Debra Valentine, General Counsel for the FTC, provided the following tips for consumers when discerning good companies from bad ones. She gave the speech in 1998, which makes it a little dated. BUT, I was doing some research and found this article interesting and thought you might find it informative. To read the complete article, go here.
Here are some tips that consumers and business might find helpful.
1. Beware of any plan that makes exaggerated earnings claims, especially when there seems to be no real underlying product sales or investment profits. The plan could be a Ponzi scheme where money from later recruits pays off earlier ones. Eventually this program will collapse, causing substantial injury to most participants.
2. Beware of any plan that offers commissions for recruiting new distributors, particularly when there is no product involved or when there is a separate, up-front membership fee. At the same time, do not assume that the presence of a purported product or service removes all danger. The Commission has seen pyramids operating behind the apparent offer of investment opportunities, charity benefits, off-shore credit cards, jewelry, women’s underwear, cosmetics, cleaning supplies, and even electricity.
3. If a plan purports to sell a product or service, check to see whether its price is inflated, whether new members must buy costly inventory, or whether members make most “sales” to other members rather than the general public. If any of these conditions exist, the purported “sale” of the product or service may just mask a pyramid scheme that promotes an endless chain of recruiting and inventory loading.
4. Beware of any program that claims to have a secret plan, overseas connection or special relationship that is difficult to verify. Charles Ponzi claimed that he had a secret method of trading and redeeming millions of postal reply coupons. The real secret was that he stopped redeeming them. Likewise, CDI allegedly represented that it had the backing of a special overseas bank when no such relationship existed.
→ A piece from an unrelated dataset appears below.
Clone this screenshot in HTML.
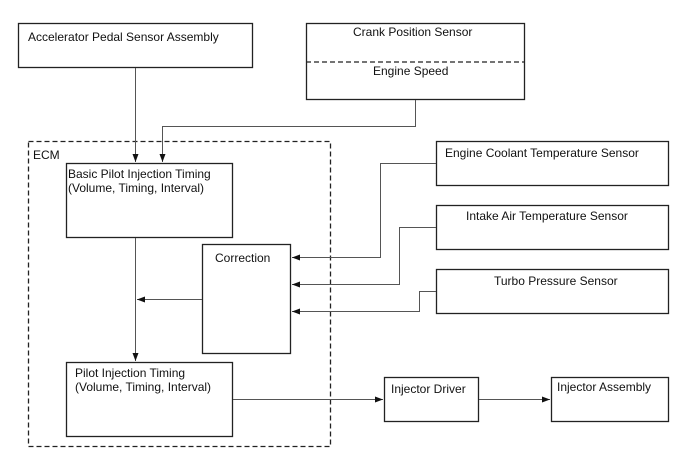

5. Beware of any plan that delays meeting its commitments while asking members to “keep the faith.” Many pyramid schemes advertise that they are in the “pre-launch” stage, yet they never can and never do launch. By definition pyramid schemes can never fulfill their obligations to a majority of their participants. To survive, pyramids need to keep and attract as many members as possible. Thus, promoters try to appeal to a sense of community or solidarity, while chastising outsiders or skeptics. Often the government is the target of the pyramid’s collective wrath, particularly when the scheme is about to be dismantled. Commission attorneys now know to expect picketers and a packed courtroom when they file suit to halt a pyramid scheme. Half of the pyramid’s recruits may see themselves as victims of a scam that we took too long to stop; the other half may view themselves as victims of government meddling that ruined their chance to make millions. Government officials in Albania have also experienced this reaction in the recent past.
6. Finally, beware of programs that attempt to capitalize on the public’s interest in hi-tech or newly deregulated markets. Every investor fantasizes about becoming wealthy overnight, but in fact, most hi-tech ventures are risky and yield substantial profits only after years of hard work. Similarly, deregulated markets can offer substantial benefits to investors and consumers, but deregulation seldom means that “everything goes,” that no rules apply, and that pyramid or Ponzi schemes are suddenly legitimate.